Collection entries:
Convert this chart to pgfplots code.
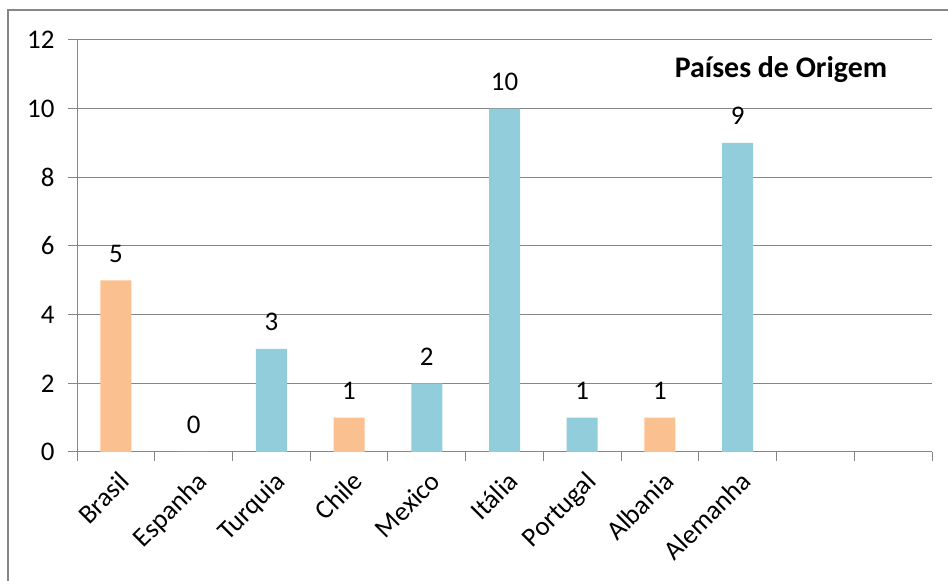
\documentclass[border=0pt]{standalone}
\usepackage{fontspec}
\setmainfont{Carlito}
\usepackage{pgfplots}
\pgfplotsset{compat=1.18}
\definecolor{barorange}{RGB}{250,192,144}
\definecolor{barblue}{RGB}{146,205,220}
\definecolor{gridgray}{RGB}{134,134,134}
\begin{document}
\begin{tikzpicture}
\path[use as bounding box] (0,0) rectangle (948bp,581bp);
\draw[gridgray, line width=1.5bp] (8bp,0) -- (8bp,571bp) -- (948bp,571bp);
\begin{axis}[
    at={(77bp,129bp)}, anchor=south west,
    scale only axis, width=855bp, height=412bp,
    xmin=-0.5, xmax=10.5, ymin=0, ymax=12,
    ytick={0,2,...,12},
    axis lines*=left,
    axis line style={gridgray, line width=1bp},
    ymajorgrids, grid style={gridgray, line width=1bp},
    tick align=outside, major tick length=9bp,
    tick style={gridgray, line width=1bp},
    xtick={-0.5,0.5,...,10.5}, xticklabels={},
    extra x ticks={0,...,8},
    extra x tick labels={Brasil,Espanha,Turquia,Chile,Mexico,Itália,Portugal,Albania,Alemanha},
    extra x tick style={major tick length=0pt, grid=none,
        tick label style={xshift=2bp, yshift=-18bp, rotate=45,
            anchor=north east, inner sep=0pt}},
    yticklabel style={xshift=-10bp},
    font=\fontsize{27}{32}\selectfont,
    /pgf/number format/assume math mode=true,
    ybar, bar width=31bp, bar shift=0pt,
    nodes near coords,
    nodes near coords style={text=black, anchor=south, inner sep=0pt,
        text depth=0pt, yshift=18bp, font=\fontsize{27}{32}\selectfont},
    clip=false,
]
% origem laranja
\addplot[fill=barorange, draw=none] coordinates {
    (0,5) (3,1) (7,1)
};
% origem azul
\addplot[fill=barblue, draw=none] coordinates {
    (1,0) (2,3) (4,2) (5,10) (6,1) (8,9)
};
\end{axis}
\node[anchor=base, font=\fontsize{30}{36}\selectfont\bfseries] at (781bp,503bp) {Países de Origem};
\end{tikzpicture}
\end{document}
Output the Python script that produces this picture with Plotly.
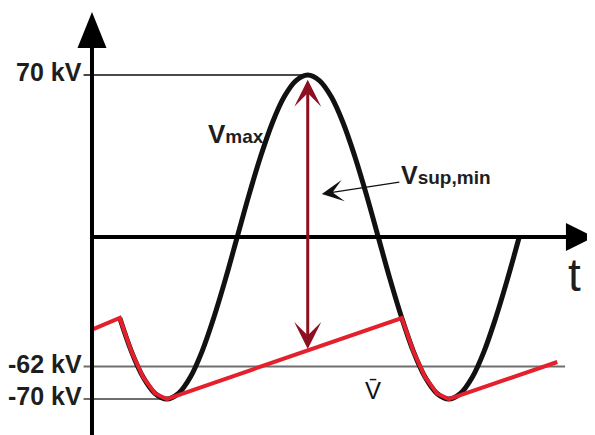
import plotly.graph_objects as go

# ---- data (schematic: time in ms, voltage in kV) ----
sine_t = [1.97, 2.80, 3.63, 4.47, 5.30, 6.13, 6.97, 7.80, 8.63, 9.47, 10.30,
          11.13, 11.97, 12.80, 13.63, 14.47, 15.30, 16.13, 16.97, 17.80, 18.63,
          19.47, 20.30, 21.13, 21.97, 22.80, 23.63, 24.47, 25.30, 26.13, 26.97,
          27.80, 28.63, 29.47, 30.30]
sine_v = [-35, -49.5, -60.6, -67.6, -70, -67.6, -60.6, -49.5, -35, -18.1, 0,
          18.1, 35, 49.5, 60.6, 67.6, 70, 67.6, 60.6, 49.5, 35,
          18.1, 0, -18.1, -35, -49.5, -60.6, -67.6, -70, -67.6, -60.6,
          -49.5, -35, -18.1, 0]

ripple_t = [0.0, 1.97, 2.80, 3.63, 4.47, 5.30, 21.97, 22.80, 23.63, 24.47, 25.30, 33.0]
ripple_v = [-40, -35, -49.5, -60.6, -67.6, -70, -35, -49.5, -60.6, -67.6, -70, -54]

level_labels = ["70 kV", "-62 kV", "-70 kV"]
level_values = [70, -56, -70]          # drawn heights of the guide lines
level_ends = [15.30, 33.55, 5.53]      # where each guide line stops

vmax_t = 15.30        # time of the peak
vmax_top = 68         # arrow top (just under the peak)
vmax_bottom = -49     # arrow bottom (on the ripple ramp)

# page has an 8px body margin -> ranges chosen so the drawing lands in place
X_RANGE = [-5.957, 36.241]
Y_RANGE = [-89.0, 98.95]

FONT = "Liberation Sans, Arial, sans-serif"

fig = go.Figure()

# guide lines
guide_colors = ["#4a4a4a", "#6e6e6e", "#6e6e6e"]
for v, e, c in zip(level_values, level_ends, guide_colors):
    fig.add_shape(type="line", x0=-0.6, x1=e, y0=v, y1=v,
                  line=dict(color=c, width=2), layer="below")

# axes
fig.add_shape(type="line", x0=0, x1=0, y0=-95, y1=83,
              line=dict(color="black", width=4))
fig.add_shape(type="line", x0=0, x1=33.9, y0=0, y1=0,
              line=dict(color="black", width=4))
# arrow heads (pixel-sized paths anchored at axis ends)
fig.add_shape(type="path", xsizemode="pixel", ysizemode="pixel",
              xanchor=0, yanchor=97.2,
              path="M-14.5,-36 L14.5,-36 L0,0 Z",
              fillcolor="black", line=dict(width=0))
fig.add_shape(type="path", xsizemode="pixel", ysizemode="pixel",
              xanchor=35.6, yanchor=0,
              path="M-28,-14 L-28,14 L0,0 Z",
              fillcolor="black", line=dict(width=0))

# sine wave
fig.add_trace(go.Scatter(x=sine_t, y=sine_v, mode="lines",
                         line=dict(color="#111111", width=5, shape="spline"),
                         hoverinfo="skip"))
# rectified / ripple voltage
fig.add_trace(go.Scatter(x=ripple_t, y=ripple_v, mode="lines",
                         line=dict(color="#e3202c", width=4),
                         hoverinfo="skip"))

ann = []
# level labels
for lab, v in zip(level_labels, level_values):
    ann.append(dict(x=-0.55, y=v, xref="x", yref="y", text="<b>" + lab + "</b>",
                    showarrow=False, xanchor="right", yanchor="middle", yshift=3,
                    font=dict(family=FONT, size=25, color="#1e1e1e")))

# double arrow Vmax -> ripple
ann.append(dict(x=vmax_t, y=vmax_top, ax=vmax_t, ay=vmax_bottom,
                xref="x", yref="y", axref="x", ayref="y", text="",
                showarrow=True, arrowside="end+start",
                arrowhead=3, startarrowhead=3, arrowsize=1.5, startarrowsize=1.5,
                arrowwidth=3, arrowcolor="#8e1020"))

# Vmax label
ann.append(dict(x=10.2, y=44.5, xref="x", yref="y",
                text="<b>V<span style='font-size:19px'>max</span></b>",
                showarrow=False, xanchor="center", yanchor="middle",
                font=dict(family=FONT, size=26, color="#1e1e1e")))

# Vsup,min label with arrow
ann.append(dict(x=16.3, y=18.6, xref="x", yref="y",
                text="<b>V<span style='font-size:19px'>sup,min</span></b>",
                showarrow=True, ax=124, ay=-19, arrowhead=3, arrowsize=3,
                arrowwidth=1.2, arrowcolor="#111111",
                font=dict(family=FONT, size=25, color="#1e1e1e")))

# V-bar label
ann.append(dict(x=19.9, y=-66.5, xref="x", yref="y", text="V\u0304",
                showarrow=False, xanchor="center", yanchor="middle",
                font=dict(family=FONT, size=24, color="#111111")))

# t label
ann.append(dict(x=34.25, y=-16.4, xref="x", yref="y", text="t",
                showarrow=False, xanchor="center", yanchor="middle",
                font=dict(family=FONT, size=46, color="#1e1e1e")))

fig.update_layout(
    width=595, height=435,
    margin=dict(l=0, r=0, t=0, b=0),
    paper_bgcolor="white", plot_bgcolor="white",
    showlegend=False,
    xaxis=dict(range=X_RANGE, visible=False, fixedrange=True),
    yaxis=dict(range=Y_RANGE, visible=False, fixedrange=True),
    annotations=ann,
)

fig.write_html("out.html")
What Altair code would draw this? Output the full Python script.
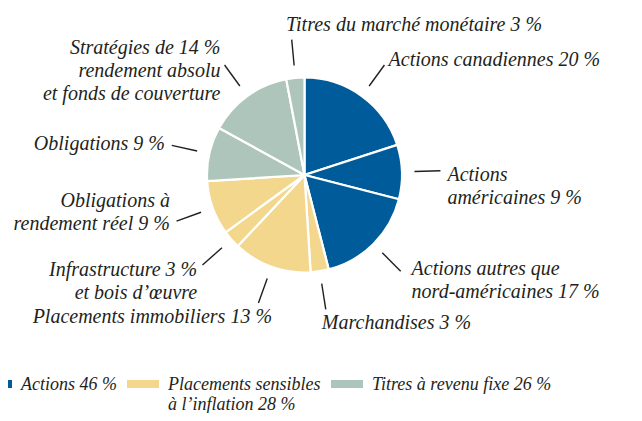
import altair as alt
import pandas as pd

# ---- data ----
names = [
    "Actions canadiennes {v} %",
    "Actions|américaines {v} %",
    "Actions autres que|nord-américaines {v} %",
    "Marchandises {v} %",
    "Placements immobiliers {v} %",
    "Infrastructure {v} %|et bois d’œuvre",
    "Obligations à|rendement réel {v} %",
    "Obligations {v} %",
    "Stratégies de {v} %|rendement absolu|et fonds de couverture",
    "Titres du marché monétaire {v} %",
]
values = [20, 9, 17, 3, 13, 3, 9, 9, 14, 3]
groups = ["Actions", "Actions", "Actions",
          "Placements sensibles|à l’inflation", "Placements sensibles|à l’inflation",
          "Placements sensibles|à l’inflation", "Placements sensibles|à l’inflation",
          "Titres à revenu fixe", "Titres à revenu fixe", "Titres à revenu fixe"]
group_order = ["Actions", "Placements sensibles|à l’inflation", "Titres à revenu fixe"]
group_colors = ["#005B9A", "#F2D78D", "#AEC5BB"]

# ---- table built from the arrays ----
totals = {g: sum(v for v, gg in zip(values, groups) if gg == g) for g in group_order}
legend_names = {g: f"{g} {totals[g]} %" for g in group_order}
rows = []
for i, (n, v, g) in enumerate(zip(names, values, groups)):
    lines = n.split("|")
    numline = [k for k, l in enumerate(lines) if "{v}" in l][0]
    rows.append(dict(idx=i, value=v, group=legend_names[g],
                     label=n.replace("{v}", str(v)),
                     nlines=len(lines), numline=numline))
df = pd.DataFrame(rows)

# ---- layout constants ----
W, H = 626, 405
CX, CY = 296.5, 167.0
R = 97.5
R1, R2, RL = 110, 136, 143
FS, LH = 20, 23
LFS = 18
FONT = "Liberation Serif"
INK = "#231F20"

xs = alt.Scale(domain=[-CX, W - CX], nice=False, zero=False)
ys = alt.Scale(domain=[-CY, H - CY], nice=False, zero=False, reverse=True)

base = alt.Chart(df).transform_joinaggregate(
    total="sum(value)"
).transform_window(
    cum="sum(value)", sort=[alt.SortField("idx")], frame=[None, 0]
).transform_calculate(
    mid="2*PI*(datum.cum - datum.value/2)/datum.total"
).transform_calculate(
    sx="sin(datum.mid)", cy="-cos(datum.mid)"
).transform_calculate(
    x1=f"datum.sx*{R1}", y1=f"datum.cy*{R1}",
    x2=f"datum.sx*{R2}", y2=f"datum.cy*{R2}",
    ax=f"datum.sx*{RL}", ay=f"datum.cy*{RL}",
    vpos="datum.cy < -0.9 ? 'top' : (datum.cy > 0.9 ? 'bottom' : 'side')",
    isleft="datum.sx > -0.2",
).transform_calculate(
    lx="datum.ax + (datum.vpos == 'side' ? (datum.sx > 0.6 && datum.cy > 0.5 ? 6 : 0) : (datum.isleft ? -5 : 16))",
    fc=(f"datum.vpos == 'side' ? datum.ay - (datum.sx > 0.2 ? 0 : datum.numline)*{LH}"
        f" - (datum.cy < -0.5 ? (datum.nlines-1)*{LH}/4 : 0)"
        f" + (datum.sx > 0.2 && datum.nlines > 1 ? (datum.cy > 0.5 ? -7 : 4) : 0) : "
        f"(datum.vpos == 'top' ? datum.ay - 8 - (datum.nlines-1)*{LH} : datum.ay + 7)"),
).transform_calculate(
    ly=f"datum.fc - 0.49*{FS}"
)

# every legend label gets two lines so that all first lines share one baseline
legend_expr = "split(datum.label + (indexof(datum.label, '|') < 0 ? '|' : ''), '|')"

pie = alt.Chart(df).mark_arc(outerRadius=R, stroke="white", strokeWidth=2.2).encode(
    theta=alt.Theta("value:Q", stack=True),
    order=alt.Order("idx:Q", sort="ascending"),
    color=alt.Color(
        "group:N",
        scale=alt.Scale(domain=[legend_names[g] for g in group_order], range=group_colors),
        legend=alt.Legend(
            title=None, orient="none", direction="horizontal",
            legendX=-28, legendY=352,
            symbolType="M-1,0.25H1V0.75H-1Z", symbolSize=1024,
            symbolStrokeWidth=0, labelOffset=9, columnPadding=10,
            labelFont=FONT, labelFontStyle="italic", labelFontSize=LFS,
            labelBaseline="top",
            labelColor=INK, labelExpr=legend_expr, labelLimit=400,
        ),
    ),
    x=alt.value(CX),
    y=alt.value(CY),
)

ticks = base.mark_rule(color=INK, strokeWidth=1.4).encode(
    x=alt.X("x1:Q", scale=xs, axis=None),
    y=alt.Y("y1:Q", scale=ys, axis=None),
    x2="x2:Q",
    y2="y2:Q",
)

text_props = dict(font=FONT, fontStyle="italic", fontSize=FS, color=INK,
                  baseline="top", lineBreak="|", lineHeight=LH)

labels_left = base.transform_filter("datum.isleft").mark_text(align="left", **text_props).encode(
    x=alt.X("lx:Q", scale=xs, axis=None),
    y=alt.Y("ly:Q", scale=ys, axis=None),
    text="label:N",
)
labels_right = base.transform_filter("!datum.isleft").mark_text(align="right", **text_props).encode(
    x=alt.X("lx:Q", scale=xs, axis=None),
    y=alt.Y("ly:Q", scale=ys, axis=None),
    text="label:N",
)

chart = alt.layer(pie, ticks, labels_left, labels_right).properties(
    width=W, height=H, padding=0, autosize=alt.AutoSizeParams(type="none")
).configure_view(stroke=None)

chart.save("out.html", embed_options={"renderer": "svg", "actions": False})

_TASK_:
From the records above, copy only the lines running from the line holding "What Altair code" through the line holding "import pandas as pd", with no pictures.

_RESPONSE BELOW_:
What Altair code would draw this? Output the full Python script.
import altair as alt
import pandas as pd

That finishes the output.